Q) How does this involvement relate to your work as an English instructor who teaches local college students about the U.S. history of Native American Boarding Schools?
A) One of the outcomes in teaching composition and rhetoric, which includes how to do research, is to teach how to search for the depth and width of hidden layers and this is where the Boarding School Era is relevant. Next in that process is knowing the why of writing and researching a topic of interest.
Establishing an openness that one does not know everything about a topic helps to usher in a respect that there is so much more to learn. Students learn how they use curiosity, flexibility, persistence and responsibility in their writing. These are habits of the mind that I use today in researching the boarding schools. I want to show them these tools are relevant and applicable, no matter what they do in the span of their work during and after college.
The Boarding School Era is still a hidden layer of history, especially for non-Indigenous people. It is a complex example today because students are likely to equate boarding school as a place for wealthy students to attend and not through the devastating lens of the experiences Indigenous people have had to survive.
Q) How does this research affect your understanding of your own family’s experience in relation to this history?

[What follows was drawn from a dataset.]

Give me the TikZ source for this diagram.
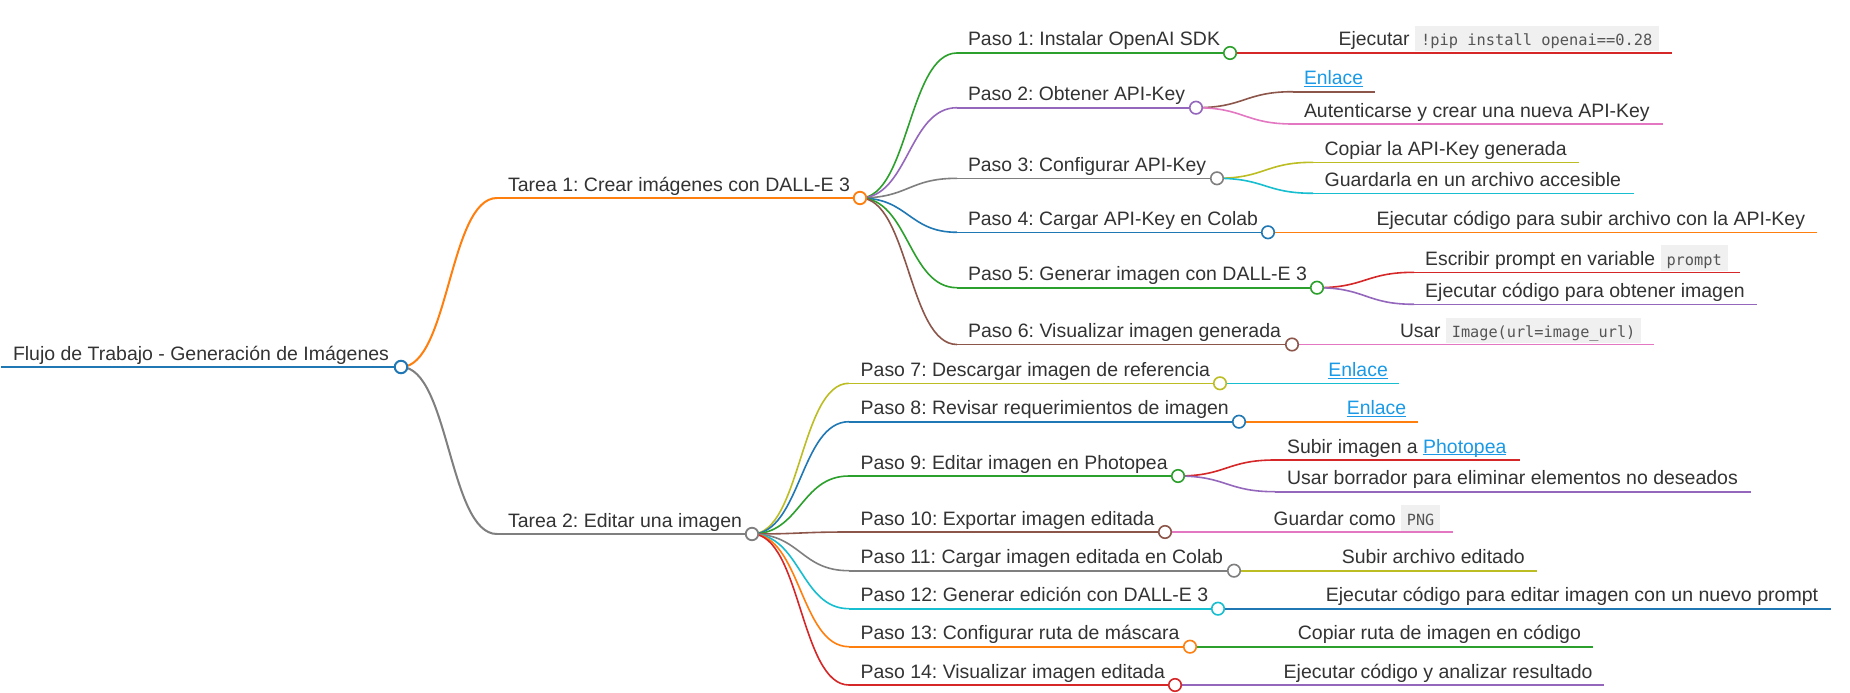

A) I see the effects of intergenerational trauma clearly. When my mom went to boarding school until age 16 and suffered abuses in the institution by people who claimed Christian beliefs, the totality of the physical, mental, emotional, and spiritual abuse had consequences in her confidence in her parenting. Therefore, when the adoption off the reservation under false pretenses happened to me, it was not until much later in my adult life that I could trace the roots of that process and see it as another method of Indian removal.
There are other consequences of these methods of removal that still affect my family and other Indigenous families all over the United States. Those of us who share the boarding school history, and who have been removed as children from their first families, have a responsibility to use our voices and platforms toward this healing process.
Q) How can students and community members in northeast Ohio best extend understanding and support to those who have suffered as a result of this destructive U.S. policy?
A) That’s a tough question. Once people initially hear about the boarding schools, they might have a basic understanding of what happened but may not see the fullness of the impact, even on them. This is a shared history between us. I think that would be the first hurdle to overcome.
We live in a society where people are likely to say because it did not happen directly to them and they were not involved, they need do nothing or worse, it does not matter. That is the danger of complacency. Complacency undermines our capacity to behave like humans and to help carry one another’s burdens. Any opportunity for growth in our humanness helps us become better, stronger people. It is an opportunity to build resilience together. It gives our future generations a hopeful outlook and allows them to continue the work of the generations before them. It connects us together to a common goal.
The past cannot be undone but we can begin to have more clarity about it. This earnest desire for clarity has to be approached mentally (intellectually), physically (go to places where history happened), emotionally (denial undermines the time and effort it takes to process the devastation of attempted genocide), and spiritually, where we encounter ourselves and question what is right and wrong and where is the presence of good and evil?
My plea is that people engage in the persistent action of caring for others who went through the Boarding School Era so they will know what to do, so they will instruct their children, so they will support bills where actions can take place… so they can know.